In 2013, Bryant did an interview with talk show host Jimmy Kimmel, talking about what college he would have committed to if he had the chance. Bryant said that he would have loved to play for Duke, who was recruiting him at the time saying, “I love [Duke Coach] Mike Krzyzewski." But during the Kimmel interview, he said he would have rather played for Dean Smith’s North Carolina team that had future NBA stars Vince Carter and Antwan Jamison, who in 1997 and 1998 made it to back-to-back NCAA final four appearances.
But I don’t think he would be able to do that because his father, Joe Bryant, was an assistant coach for La Salle at the time. In 1995, which was Bryant’s senior year at Lower Merion, the Philadelphia Inquirer wrote an article about him titled, “La Salle, NBA Top Kobe Bryant's List”. The article said, “According to his father, Joe Bryant, the La Salle assistant coach and former La Salle and 76ers player, Kobe is accepting no home visits from college coaches and visiting no college campuses. That makes it easy to deduce that next year, Kobe Bryant will play at La Salle or he will play in the NBA."
Joe Bryant, after starting for three years at La Salle, was drafted by the Sixers in 1975, then played for the San Diego Clippers in 1979 and then would go on to play in Italy from 1984 until 1991. The Bryant’s stayed in Italy until Joe retired in 1991, then moved back to America for Kobe to get an education at Bala Cynwyd Middle School, located in Lower Merion township, Pa. Joe Bryant felt that if Kobe were to go to a college far from home, he wouldn’t have secured a starting position. Joe Bryant knew he would have a position at La Salle, or go straight into the NBA and get drafted.
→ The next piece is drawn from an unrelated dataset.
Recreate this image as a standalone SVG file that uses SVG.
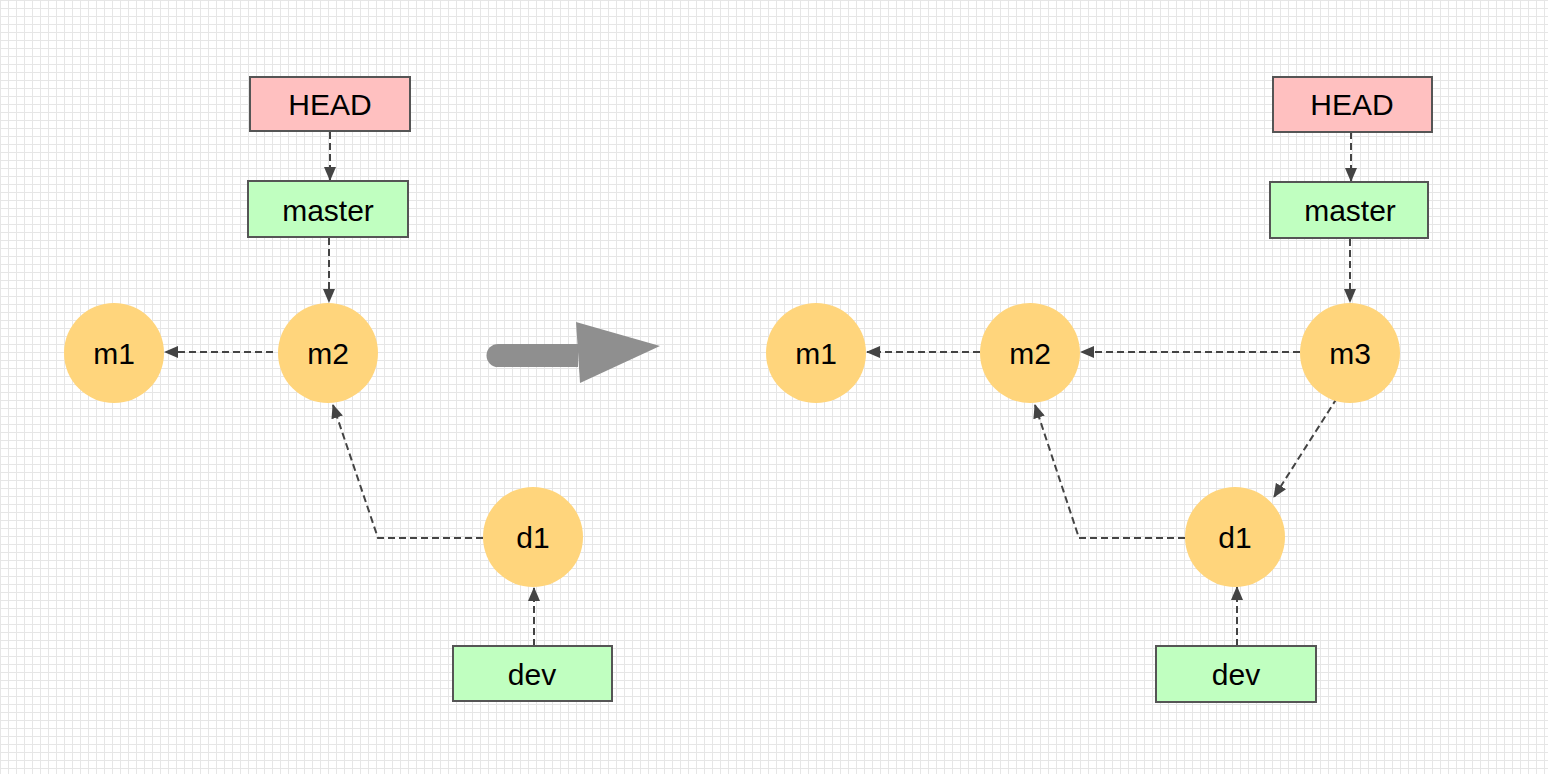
<svg xmlns="http://www.w3.org/2000/svg" width="1548" height="774" viewBox="0 0 1548 774">
<defs>
<pattern id="grid" width="8" height="8" patternUnits="userSpaceOnUse">
<path d="M0 0.5H8M0.5 0V8" stroke="#e6e6e6" stroke-width="1" fill="none"/>
</pattern>
<marker id="ah" viewBox="0 0 14 12" refX="13" refY="6" markerWidth="14" markerHeight="12" markerUnits="userSpaceOnUse" orient="auto">
<path d="M0 0L14 6L0 12Z" fill="#444"/>
</marker>
<style>
.lbl{font-family:"Liberation Sans",Arial,sans-serif;font-size:30px;fill:#000;text-anchor:middle;dominant-baseline:central}
.red{fill:#ffc0c0;stroke:#555;stroke-width:2}
.grn{fill:#c0ffc0;stroke:#555;stroke-width:2}
.cmt{fill:#ffd57c}
.edge{fill:none;stroke:#444;stroke-width:2;stroke-dasharray:7 4;marker-end:url(#ah)}
</style>
</defs>
<rect width="1548" height="774" fill="#fff"/>
<rect width="1548" height="774" fill="url(#grid)"/>

<g id="connectors">
<path class="edge" d="M330 132V180"/>
<path class="edge" d="M329 238V302"/>
<path class="edge" d="M273 352H165"/>
<path class="edge" d="M483 538H378L333 405"/>
<path class="edge" d="M534 646V588"/>
<path class="edge" d="M1351 132V181"/>
<path class="edge" d="M1350 239V302"/>
<path class="edge" d="M1300 352H1081"/>
<path class="edge" d="M980 352H867"/>
<path class="edge" d="M1337 398L1274 497"/>
<path class="edge" d="M1185 538H1079L1035 405"/>
<path class="edge" d="M1237 646V587"/>
</g>

<g id="bigarrow">
<path d="M498 344H578V367H498A11.5 11.5 0 0 1 498 344Z" fill="#8f8f8f"/>
<path d="M576 322L660 346L580 383Z" fill="#8f8f8f"/>
</g>

<g id="L-HEAD"><rect class="red" x="250" y="77" width="160" height="54"/><text class="lbl" x="330" y="104">HEAD</text></g>
<g id="L-master"><rect class="grn" x="248" y="181" width="160" height="56"/><text class="lbl" x="328" y="210">master</text></g>
<g id="L-m1"><circle class="cmt" cx="114" cy="353" r="50"/><text class="lbl" x="114" y="353">m1</text></g>
<g id="L-m2"><circle class="cmt" cx="328" cy="353" r="50"/><text class="lbl" x="328" y="353">m2</text></g>
<g id="L-d1"><circle class="cmt" cx="533" cy="537" r="50"/><text class="lbl" x="533" y="537">d1</text></g>
<g id="L-dev"><rect class="grn" x="453" y="646" width="159" height="55"/><text class="lbl" x="532" y="674">dev</text></g>

<g id="R-HEAD"><rect class="red" x="1273" y="77" width="159" height="55"/><text class="lbl" x="1352" y="104">HEAD</text></g>
<g id="R-master"><rect class="grn" x="1270" y="182" width="158" height="56"/><text class="lbl" x="1350" y="210">master</text></g>
<g id="R-m1"><circle class="cmt" cx="816" cy="353" r="50"/><text class="lbl" x="816" y="353">m1</text></g>
<g id="R-m2"><circle class="cmt" cx="1030" cy="353" r="50"/><text class="lbl" x="1030" y="353">m2</text></g>
<g id="R-m3"><circle class="cmt" cx="1350" cy="353" r="50"/><text class="lbl" x="1350" y="353">m3</text></g>
<g id="R-d1"><circle class="cmt" cx="1235" cy="537" r="50"/><text class="lbl" x="1235" y="537">d1</text></g>
<g id="R-dev"><rect class="grn" x="1156" y="646" width="160" height="56"/><text class="lbl" x="1236" y="674">dev</text></g>
</svg>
Kobe was working out with the Sixers when he was in high school and later on with the Lakers. His father even said, "People tell me when you watch him playing with the pros, you can't tell the difference." All Joe Bryant cared about was that his son would have a secure position.
So I do think Bryant should have gone to La Salle, and here’s why. Even though Kobe was kicking ass in NBA training camp when he was in high school, I don’t think he was prepared to take that giant leap of being drafted. In his rookie season with the Laker's in 1996, Kobe only started 6 regular season games and was averaging 7.6 points a game. He wasn’t physically ready for the NBA and was away from his home and his family. During game five of the 1997 playoff conference semifinals against the Jazz, the rookie Bryant even shot four air balls.
Bryant didn’t start becoming the player he is known as today until the 98-99 season, which I think if he played at La Salle, he would have not only started but may have been one of the best college players in the country as a freshman. Bryant would have also worked with legendary La Salle head basketball coach Speedy Morris, who has the most wins in La Salle basketball history and was the first ever Division one basketball coach ever to coach both boys and girl’s teams. The problem was, after the departure of National College player of the year Lionel Simmons in 1990, Doug Overton in 1991 and Randy Woods in 1992, La Salle stopped being a powerhouse in college basketball (until 2013, where they made it to the Sweet Sixteen).
In the 1995 to 1996 season, La Salle finished 3-13, which probably had a lot to do with Kobe’s decision. The year after that, they were 5-13. So I think that Kobe may have helped the team do better, but in the end, I think he would only stay only a year or two at the most. I think Bryant just needed to build up his strength up for the NBA, because I think the man was mentally ready for the NBA. But if you look at someone like Michael Jordan, I definitely think playing at North Carolina University helped him grow into the physical freak that he was. Bryant was literally a toothpick coming out of high school, which for a 6'6" player in the NBA was not enough weight to compete against the dominant players like Jordan.
Bryant finally got into the gym and got stronger later in his career, but if he went to college, he could have had that time to grow and put that weight on earlier on. I also think he would have had more time to grow as a human being, through education and experience being around other people. Maybe if he did this, he would have made better decisions with his family, but who knows. The problem is, money talks. When you have a 1,015,000-million-dollar contract in front of you at age 17 and the risk of injury playing college ball, it's a hard temptation to resist.
In the end, it is an interesting idea that Kobe Bryant could have taken that is never brought up today. As a current student at La Salle, I think it would have changed not just basketball culture but the entire univeristy. I find it strange that I have never even heard Bryant talk about the possibility of him playing at La Salle. But if he did, he may have been able to be better than Michael Jordan. Jordan, to me, will always be the best Shooting guard/Small Forward in NBA history, but Bryant was always loyal to his team, and was always humble until the very end. There will never be another basketball player with the mixture of focus and charisma like Kobe Bryant. I’m sad to see Bryant go, he changed the game forever with his style of play. I don't think he could have ended it better than by scoring 60 points against the Jazz in his last game. Love ya Kobe! Mamba Out!